Sortir d’une approche proverbiale du renseignement, construire les bases scientifiques d’une démarche de renseignement suppose d’en connaître les fondements épistémologiques et de démêler les fils des différentes écoles tentées d’en accaparer l’approche.
Pour une théorie moderne du renseignement
For a Modern Theory of Intelligence
Leaving behind the proverbial approach to intelligence, constructing the scientific bases of a measure for intelligence supposes that one is familiar with the epistemological foundations and the detangling of different schools attempting to monopolize the approach.

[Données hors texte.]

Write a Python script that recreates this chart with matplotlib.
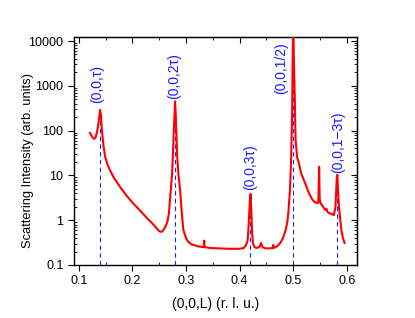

Héritière des pratiques de la Résistance, la communauté française du renseignement s’est longtemps enorgueillie d’une culture de l’action clandestine aux dépens de la production de connaissances stratégiques. L’analyse, parent pauvre du renseignement, a souffert d’une image peu valorisante. D’une qualité plutôt médiocre comme en témoigne avec franchise Michel Rocard, ancien Premier ministre, elle n’est pas plus appréciée au niveau opérationnel parce que souvent jugée trop abstraite et en décalage avec la réalité. Dans la réflexion qui suit, l’auteur propose de mettre en évidence la faiblesse épistémologique du renseignement et d’esquisser les bases d’une réflexion en faveur d’une théorie moderne du renseignement.
Une science proverbiale
La « science » du renseignement est pauvre. « De L’art de la guerre de Sun Tzu » aux traités de Frédéric II, Ray de Saint Genies (1754), Sionville (1756), Maurice de Saxe (1757) (1), le « plus vieux métier du monde » repose sur une épistémologie primitive dont les maximes constituent le principal héritage. En France, c’est Montluc qui fait encore référence : « Si l’ost sait ce que fait l’ost, l’ost bat l’ost », suivi d’Auguste Comte : « Savoir pour prévoir afin de pouvoir » (2).